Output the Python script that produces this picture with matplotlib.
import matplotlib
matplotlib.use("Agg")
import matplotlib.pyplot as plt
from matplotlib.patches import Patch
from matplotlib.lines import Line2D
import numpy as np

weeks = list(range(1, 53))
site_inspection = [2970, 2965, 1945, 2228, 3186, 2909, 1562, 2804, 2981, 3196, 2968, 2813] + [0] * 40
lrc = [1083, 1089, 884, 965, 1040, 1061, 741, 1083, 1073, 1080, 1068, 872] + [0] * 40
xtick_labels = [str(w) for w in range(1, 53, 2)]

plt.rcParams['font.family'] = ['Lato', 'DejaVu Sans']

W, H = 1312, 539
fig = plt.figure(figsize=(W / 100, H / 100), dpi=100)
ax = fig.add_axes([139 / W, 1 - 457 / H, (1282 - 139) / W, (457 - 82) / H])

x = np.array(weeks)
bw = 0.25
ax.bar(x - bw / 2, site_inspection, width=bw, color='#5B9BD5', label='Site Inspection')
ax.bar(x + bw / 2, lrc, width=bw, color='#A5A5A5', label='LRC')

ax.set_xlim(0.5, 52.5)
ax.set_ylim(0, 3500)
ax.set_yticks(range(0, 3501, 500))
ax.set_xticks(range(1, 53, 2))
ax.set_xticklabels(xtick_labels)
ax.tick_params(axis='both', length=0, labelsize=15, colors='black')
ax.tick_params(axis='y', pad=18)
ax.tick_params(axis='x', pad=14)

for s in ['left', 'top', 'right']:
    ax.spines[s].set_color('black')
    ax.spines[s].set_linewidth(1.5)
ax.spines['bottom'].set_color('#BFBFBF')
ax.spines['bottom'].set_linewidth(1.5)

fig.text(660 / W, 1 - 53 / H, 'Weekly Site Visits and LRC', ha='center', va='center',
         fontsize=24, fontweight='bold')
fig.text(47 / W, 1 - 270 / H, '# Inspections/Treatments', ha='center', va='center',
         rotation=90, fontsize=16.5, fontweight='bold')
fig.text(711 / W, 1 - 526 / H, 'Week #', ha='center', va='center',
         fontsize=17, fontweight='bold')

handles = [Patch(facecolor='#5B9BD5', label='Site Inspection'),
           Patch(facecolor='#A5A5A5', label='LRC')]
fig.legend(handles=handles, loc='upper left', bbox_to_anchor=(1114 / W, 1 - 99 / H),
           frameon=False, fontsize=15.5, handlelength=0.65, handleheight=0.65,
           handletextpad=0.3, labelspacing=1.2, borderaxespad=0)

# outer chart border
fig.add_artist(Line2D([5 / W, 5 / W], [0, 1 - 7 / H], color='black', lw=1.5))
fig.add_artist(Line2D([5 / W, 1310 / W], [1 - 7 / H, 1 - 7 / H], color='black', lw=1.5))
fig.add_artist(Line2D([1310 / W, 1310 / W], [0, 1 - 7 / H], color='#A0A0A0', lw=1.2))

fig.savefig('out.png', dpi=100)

| DO THIS |
Using the material above, quote the first line and each line after it, stopping at and including the line that holds "plt.rcParams['font.family'] = ['Lato', 'DejaVu".

| WRITTEN ANSWER |
Output the Python script that produces this picture with matplotlib.
import matplotlib
matplotlib.use("Agg")
import matplotlib.pyplot as plt
from matplotlib.patches import Patch
from matplotlib.lines import Line2D
import numpy as np

weeks = list(range(1, 53))
site_inspection = [2970, 2965, 1945, 2228, 3186, 2909, 1562, 2804, 2981, 3196, 2968, 2813] + [0] * 40
lrc = [1083, 1089, 884, 965, 1040, 1061, 741, 1083, 1073, 1080, 1068, 872] + [0] * 40
xtick_labels = [str(w) for w in range(1, 53, 2)]

plt.rcParams['font.family'] = ['Lato', 'DejaVu Sans']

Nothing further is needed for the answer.